Deep Valley (1947)
4/10
The highlight of this less than compelling and incredible drama is its cast
18 December 2016
Warning: Spoilers
Directed by Jean Negulesco, with a screenplay co-written by Stephen Morehouse Avery, this below average drama's high point is its recognizable cast, which includes the lovely and delicate Ida Lupino, Dane Clark, Wayne Morris, Fay Bainter, Henry Hull, and Willard Robertson. Unfortunately, the story is neither compelling nor overly credible, and the acting is ordinary despite the aforementioned actors.

Lupino plays Libby Saul, the daughter of an estranged couple who are still living under the same (albeit dilapidated) roof. Because she's spent a third of her 22+ years taking care of her mother Ellie (Bainter), who never leaves her upstairs room, and the fact that she stutters after she'd witnessed her father Cliff (Hull) hitting Ellie all those years ago, Libby's social development was stifled. This makes her ripe for a relationship with quick tempered escaped convict Barry Burnette (Clark), from a nearby highway construction project run by Jeff Barker (Morris). Robertson plays Sheriff Akers, the lawman in the remote area where the Sauls live that's hunting Burnette.

Because life at home is so unhappy, Libby escapes to the woods with her dog every chance she gets. There is even a rundown cabin in the woods near where they live. The area is so remote that the (Pacific Coast?) highway is being built along the ocean by convicts. The guards move their prisoners to whatever area lead engineer Barker tells them needs work. Convict Barry notices Libby and her dog above them on a ridge, where she watches them work to spend the time. One day, Barker & crew drive up to the Saul home which they assume is empty & abandoned because it's falling apart. However, Libby and then Cliff come out to find out what they want. Barker's team needs water and Cliff offers to sell it to them before he changes his mind and offers it for free. After this "misunderstanding", Cliff asks Barker if he would like to come by some evening to see Libby and play some cards with him. Libby witnesses Barry punch one of the guards over a wisecrack, which causes him to be handcuffed and, later, locked into a hillside shed.
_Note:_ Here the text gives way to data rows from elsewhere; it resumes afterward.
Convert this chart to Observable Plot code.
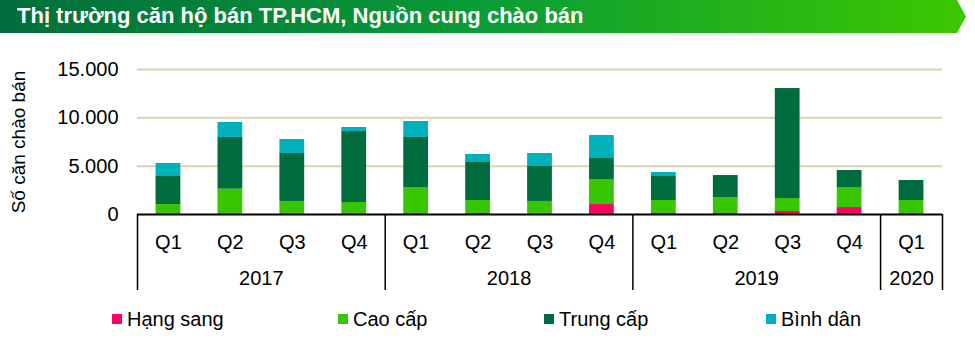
<!DOCTYPE html>
<html><head><meta charset="utf-8">
<script src="https://cdn.jsdelivr.net/npm/d3@7"></script>
<script src="https://cdn.jsdelivr.net/npm/@observablehq/plot@0.6"></script>
<style>
body{margin:0;background:#fff;font-family:"Liberation Sans",Arial,sans-serif;}
#wrap{position:relative;width:975px;height:351px;overflow:hidden}
#banner{position:absolute;left:0;top:0;width:966px;height:33px;background:linear-gradient(90deg,#006e3c 0%,#0a9c36 50%,#3cc800 100%);clip-path:polygon(0 0,957px 0,966px 16.5px,957px 33px,0 33px);}
#title{position:absolute;left:17px;top:3px;color:#fff;font-weight:bold;font-size:22px;white-space:nowrap}
#chart{position:absolute;left:0;top:34px}
#legend{position:absolute;top:305px;left:0;width:975px;height:28px}
.item{position:absolute;top:0;display:flex;align-items:center;font-size:20px;height:28px;color:#000;white-space:nowrap}
.sw{width:10px;height:10px;margin-right:5px}
</style>
</head>
<body>
<div id="wrap">
  <div id="banner"></div>
  <div id="title"></div>
  <div id="chart"></div>
  <div id="legend"></div>
</div>
<script>
const titleText = "Thị trường căn hộ bán TP.HCM, Nguồn cung chào bán";
const yLabel = "Số căn chào bán";
const quarters = ["Q1","Q2","Q3","Q4","Q1","Q2","Q3","Q4","Q1","Q2","Q3","Q4","Q1"];
const years = [2017,2017,2017,2017,2018,2018,2018,2018,2019,2019,2019,2019,2020];
const seriesNames = ["Hạng sang","Cao cấp","Trung cấp","Bình dân"];
const seriesColors = ["#ff0066","#38c600","#006b3c","#00b0ba"];
const hangSang = [0,0,0,0,0,100,0,1030,100,100,310,720,0];
const caoCap   = [1030,2620,1350,1240,2790,1350,1350,2590,1350,1660,1340,2070,1450];
const trungCap = [2900,5350,4960,7340,5180,3930,3620,2170,2480,2270,11380,1760,2070];
const binhDan  = [1350,1550,1450,420,1650,830,1340,2380,420,0,0,0,0];
const yTicks = [0,5000,10000,15000];
const legendLefts = [112,338,544,766];

document.getElementById("title").textContent = titleText;

const seriesValues = [hangSang, caoCap, trungCap, binhDan];
const stacked = [];
quarters.forEach((q, i) => {
  let acc = 0;
  seriesNames.forEach((s, k) => {
    const v = seriesValues[k][i];
    stacked.push({i, series: s, y1: acc, y2: acc + v});
    acc += v;
  });
});
const qData = quarters.map((q, i) => ({i, q}));
const yearGroups = [];
years.forEach((y, i) => {
  const last = yearGroups[yearGroups.length - 1];
  if (last && last.year === y) last.end = i; else yearGroups.push({year: y, start: i, end: i});
});
yearGroups.forEach(g => g.mid = (g.start + g.end) / 2);
const separators = yearGroups.map(g => g.start - 0.5).concat([yearGroups[yearGroups.length-1].end + 0.5]);
const fmt = v => d3.format(",")(v).replace(/,/g, ".");

const hasAxisMark = typeof Plot.axisY === "function";
const yAxisMark = hasAxisMark
  ? Plot.axisY(yTicks, {tickFormat: fmt, tickSize: 0, tickPadding: 19, fontSize: 20, label: null, fill: "#000"})
  : null;

const chart = Plot.plot({
  width: 975, height: 268,
  marginTop: 35, marginBottom: 88, marginLeft: 137, marginRight: 33,
  style: {fontSize: "20px", fontFamily: "Liberation Sans, Arial, sans-serif", color: "#000", background: "transparent", overflow: "visible"},
  x: {domain: [-0.5, quarters.length - 0.5], axis: null},
  y: {domain: [0, 15000], ticks: yTicks, tickFormat: fmt, tickSize: 0, tickPadding: 19, label: null, axis: hasAxisMark ? null : "left"},
  color: {domain: seriesNames, range: seriesColors},
  marks: [
    Plot.ruleY(yTicks.filter(v => v > 0), {stroke: "#d8d4b2", strokeWidth: 2}),
    Plot.rect(stacked, {x1: d => d.i - 0.2, x2: d => d.i + 0.2, y1: "y1", y2: "y2", fill: "series"}),
    Plot.ruleY([0], {stroke: "#000", strokeWidth: 2}),
    Plot.ruleX(separators, {y1: 0, y2: 0, insetBottom: -76, stroke: "#000", strokeWidth: 1.5}),
    Plot.text(qData, {x: "i", y: 0, text: "q", dy: 28, fill: "#000", fontSize: 20}),
    Plot.text(yearGroups, {x: "mid", y: 0, text: d => String(d.year), dy: 64, fill: "#000", fontSize: 20}),
    Plot.text([yLabel], {frameAnchor: "left", textAnchor: "middle", rotate: -90, dx: -119, fontSize: 19, fill: "#000"}),
    yAxisMark
  ]
});
document.getElementById("chart").appendChild(chart);

const legend = document.getElementById("legend");
seriesNames.forEach((s, k) => {
  const item = document.createElement("div");
  item.className = "item";
  item.style.left = legendLefts[k] + "px";
  const sw = document.createElement("span");
  sw.className = "sw";
  sw.style.background = seriesColors[k];
  const t = document.createElement("span");
  t.textContent = s;
  item.appendChild(sw); item.appendChild(t);
  legend.appendChild(item);
});
</script>
</body></html>
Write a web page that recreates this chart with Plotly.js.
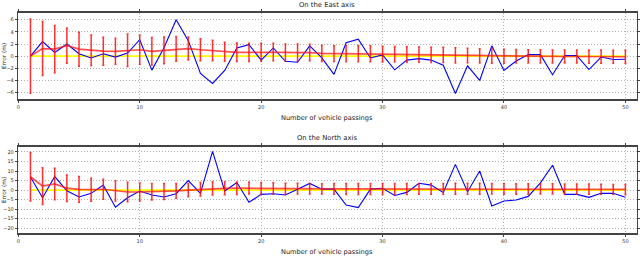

When Barker does visit the Sauls, the socially immature Libby is put off by his too quick physical advances; she becomes standoffish. That night, there's a storm that causes an avalanche which frees Barry. Fed up with her parents' unhappy home & non-existent relationship, Libby runs away with her dog to the remote cabin. Surprise, surprise, Barry turns up there too AND they fall in love! Even more incredible is the fact that when she returns home to get supplies for them to run away together, Libby sees that her mother is not only downstairs for the first time in years, but she's having breakfast with her father! To top it off, Barry later comes to live in the family's barn loft while law enforcement officers scan the area for him. The family dog is suddenly absent or not able to detect the presence of the stranger in their midst (or perhaps the dog is just not disturbed by his smell because it had met Barry with Lucy at the cabin previously?).

Predictably, crime doesn't pay. It is Ellie, and then Barker, not Sheriff Akers, who discovers and chases Barry into the inevitable, and surprisingly brief chase scene. Even though Barry is shot (and, ultimately, mortally wounded), he is temporarily able to escape the amazingly mobile old Sheriff to the (who'd have thunk it?) same remote cabin in the woods where only Libby seems to be able to find him so that they can share a last tender moment before he dies, remorseful of course.